A tentação é grande e a total liberdade de navegação na internet não é um dado adquirido em meia centena de países do mundo. Há pouco tempo, Trump disse no Twitter que as companhias de fornecimento de internet estão “ENVIESADAS” contra ele e que só oferecem artigos, nos seus motores de busca, danosos para a sua reputação. E deixou o aviso: “Acho que a Google, o Twitter e o Facebook estão a caminhar sobre território muito, muito perigoso e têm que ter cuidado”. Seria possível, ainda que complicado, dado que a maioria dos fornecedores são privados, o que iria soterrar toda a Casa Branca em processos caso sonhassem que Trump planeava, por exemplo, “reprogramar” a internet para só apresentar, nos primeiros resultados de um motor de busca, notícias laudatórias da sua administração. Impedir acesso a certas páginas seria o mais rápido e o mais fácil de fazer - mas um escandâlo, ainda assim.

A 1ª. Emenda é quase um trecho bíblico para os juízes do país e por isso é pouco provável que se chegue a estes extremos. Mas, em declarações à VICE, Geoffrey R. Stone, constitucionalista da Universidade de Chicago, disse que “o progresso feito até aqui é frágil”. Não seria preciso assim tanto para “desorganizar a compressão daquilo que é a 1.ª Emenda”, disse ainda. De facto, não. É só preciso um corpo de juízes no Supremo cuja lealdade ao presidente seja mais forte do que o compromisso com as liberdades individuais.

Sanções sobre os próprios americanos

Poder declarar guerra é uma coisa muito mais cinematográfica mas impedir alguém de trabalhar, congelar os seus bens, fechar um negócio, tem um impacto na vida das pessoas. A lei que regula os Poderes Económicos durante a Emergência Internacional, de 1977, foi criada para “lidar com uma ameaça súbita e fora do comum para a segurança nacional, para a política externa ou para a economia que tenha origem fora dos Estados Unidos, pelo menos em parte”. Uma vez que alguém é identificado como uma destas ameaças nenhum americano pode oferecer-lhe trabalho, arrendar-lhe um apartamento ou oferecer-lhe um pedaço de pão com queijo.

Com a quantidade de vezes que Trump já disse que a situação na fronteira com o México é “uma ameaça à segurança nacional”, uma “crise sem precedentes”, podemos pensar num cenário em que os americanos que tentem ajudar os imigrantes em situação ilegal sejam de alguma forma penalizados com sanções que podem ir das multas ao congelamento de bens. Já aconteceu a Garad Jama, um somali-americano que tinha uma empresa de transferência de dinheiro para o estrangeiro e que foi acusado de ligações terroristas. O governo teve que dar autorização a um supermercado para o empregar na caixa, para ele poder sustentar-se e pagar a um advogado. E também acontece, neste preciso momento, na Hungria.

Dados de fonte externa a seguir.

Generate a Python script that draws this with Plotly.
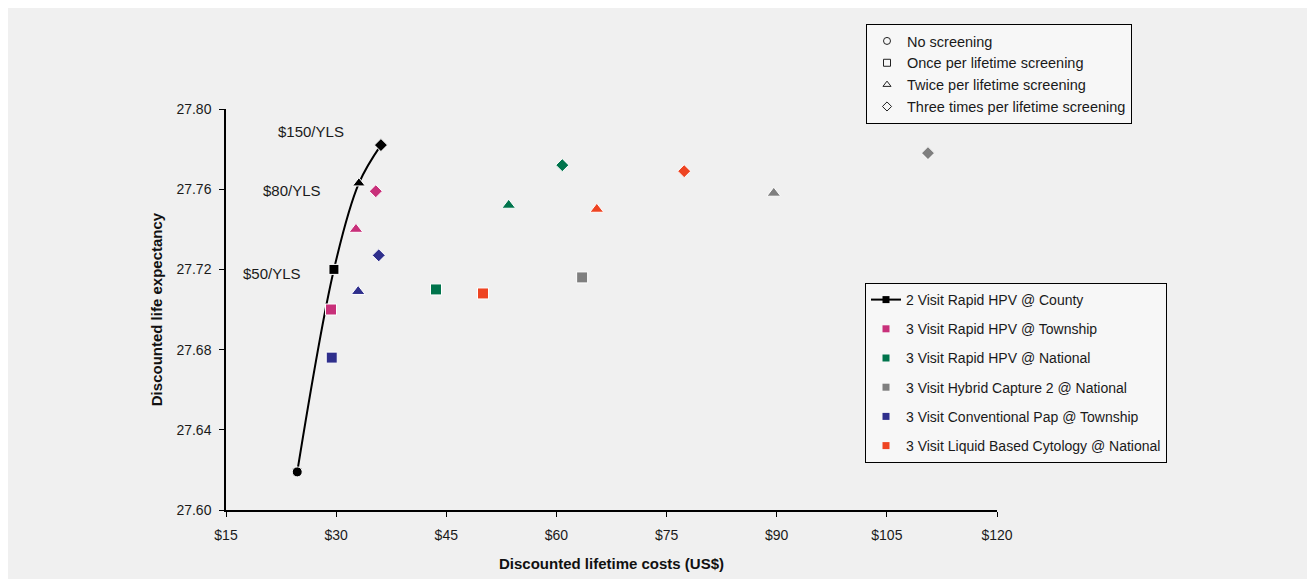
import plotly.graph_objects as go

# ---- data ----
series_names = [
    "2 Visit Rapid HPV @ County",
    "3 Visit Rapid HPV @ Township",
    "3 Visit Rapid HPV @ National",
    "3 Visit Hybrid Capture 2 @ National",
    "3 Visit Conventional Pap @ Township",
    "3 Visit Liquid Based Cytology @ National",
]
series_colors = ["#000000", "#c8307a", "#00744c", "#7f7f7f", "#2f2f8c", "#ee4422"]

# costs (US$) and life expectancy; order: no screening, once, twice, three times
county_cost = [24.7, 29.7, 33.1, 36.1]
county_le = [27.619, 27.720, 27.763, 27.782]

township_cost = [29.3, 32.7, 35.4]
township_le = [27.700, 27.740, 27.759]

national_cost = [43.6, 53.5, 60.8]
national_le = [27.710, 27.752, 27.772]

hc2_cost = [63.5, 89.6, 110.6]
hc2_le = [27.716, 27.758, 27.778]

pap_cost = [29.4, 33.0, 35.8]
pap_le = [27.676, 27.709, 27.727]

lbc_cost = [50.0, 65.5, 77.4]
lbc_le = [27.708, 27.750, 27.769]

screen_labels = ["No screening", "Once per lifetime screening",
                 "Twice per lifetime screening", "Three times per lifetime screening"]
screen_symbols = ["circle", "square", "triangle-up", "diamond"]

wtp_labels = ["$150/YLS", "$80/YLS", "$50/YLS"]
wtp_x = [26.6, 24.0, 21.3]
wtp_y = [27.789, 27.7596, 27.718]

x_ticks = [15, 30, 45, 60, 75, 90, 105, 120]
y_ticks = [27.60, 27.64, 27.68, 27.72, 27.76, 27.80]

font_main = "Liberation Sans, Arial, sans-serif"

fig = go.Figure()

# frontier line (county)
fig.add_trace(go.Scatter(
    x=county_cost, y=county_le, mode="lines+markers",
    line=dict(color="black", width=2, shape="spline", smoothing=1.0),
    marker=dict(symbol=screen_symbols, size=[10, 10, 11, 10], color="black",
                opacity=1),
    showlegend=False))

others = [
    (township_cost, township_le, series_colors[1]),
    (national_cost, national_le, series_colors[2]),
    (hc2_cost, hc2_le, series_colors[3]),
    (pap_cost, pap_le, series_colors[4]),
    (lbc_cost, lbc_le, series_colors[5]),
]
for cx, cy, col in others:
    fig.add_trace(go.Scatter(
        x=cx, y=cy, mode="markers",
        marker=dict(symbol=screen_symbols[1:], size=[11, 12, 10], color=col,
                    opacity=1),
        showlegend=False))

# legend 1: screening frequency symbols
for lab, sym in zip(screen_labels, screen_symbols):
    fig.add_trace(go.Scatter(
        x=[None], y=[None], mode="markers", name=lab,
        marker=dict(symbol=sym + "-open", size=7, color="#222",
                    line=dict(width=1, color="#222")),
        legend="legend"))

# legend 2: strategies
for i, (nm, col) in enumerate(zip(series_names, series_colors)):
    if i == 0:
        fig.add_trace(go.Scatter(
            x=[None], y=[None], mode="lines+markers", name=nm,
            line=dict(color=col, width=2),
            marker=dict(symbol="square", size=7, color=col),
            legend="legend2", legendgroup="g%d" % i))
    else:
        fig.add_trace(go.Scatter(
            x=[None], y=[None], mode="markers", name=nm,
            marker=dict(symbol="square", size=7, color=col),
            legend="legend2", legendgroup="g%d" % i))

for lab, ax_, ay_ in zip(wtp_labels, wtp_x, wtp_y):
    fig.add_annotation(x=ax_, y=ay_, text=lab, showarrow=False,
                       font=dict(size=15, color="#1a1a1a", family=font_main))

# page body has an 8px margin, so margins are offset by 8px
fig.update_layout(
    width=1315, height=579,
    margin=dict(l=218, r=326, t=101, b=77),
    paper_bgcolor="#f0f0f0", plot_bgcolor="#f0f0f0",
    font=dict(family=font_main, size=13, color="#1a1a1a"),
    xaxis=dict(
        range=[15, 120], tickvals=x_ticks,
        ticktext=["$%d" % v for v in x_ticks],
        showgrid=False, zeroline=False, automargin=False,
        showline=True, linecolor="black", linewidth=1.5,
        ticks="outside", ticklen=5, tickcolor="black",
        ticklabelstandoff=6,
        tickfont=dict(size=14, color="#1a1a1a"),
        title=dict(text="<b>Discounted lifetime costs (US$)</b>",
                   font=dict(size=15, color="#111"), standoff=17),
    ),
    yaxis=dict(
        range=[27.60, 27.80], tickvals=y_ticks,
        ticktext=["%.2f" % v for v in y_ticks],
        showgrid=False, zeroline=False, automargin=False,
        showline=True, linecolor="black", linewidth=1.5,
        ticks="outside", ticklen=5, tickcolor="black",
        ticklabelstandoff=5,
        tickfont=dict(size=14, color="#1a1a1a"),
        title=dict(text="<b>Discounted life expectancy</b>",
                   font=dict(size=15, color="#111"), standoff=10),
    ),
    legend=dict(
        x=(866 - 226) / 771, y=(510 - 24) / 401, xanchor="left", yanchor="top",
        bgcolor="#f7f7f7", bordercolor="black", borderwidth=1,
        font=dict(size=14.5, color="#1a1a1a", family=font_main),
        tracegroupgap=0,
    ),
    legend2=dict(
        x=(865 - 226) / 771, y=(510 - 283) / 401, xanchor="left", yanchor="top",
        bgcolor="#f7f7f7", bordercolor="black", borderwidth=1,
        font=dict(size=14, color="#1a1a1a", family=font_main),
        tracegroupgap=8,
    ),
)

fig.write_html("out.html")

Mas para Trump não será tudo tão “fácil” como foi durante os tempos de guerra. A lei que determina quando, como e porquê declarar uma emergência nacional foi modificada em 1976 e agora o presidente, quando declara uma emergência nacional, tem que especificar que poderes, daqueles que, de repente, lhe ficam acessíveis, como os pretende utilizar e porquê.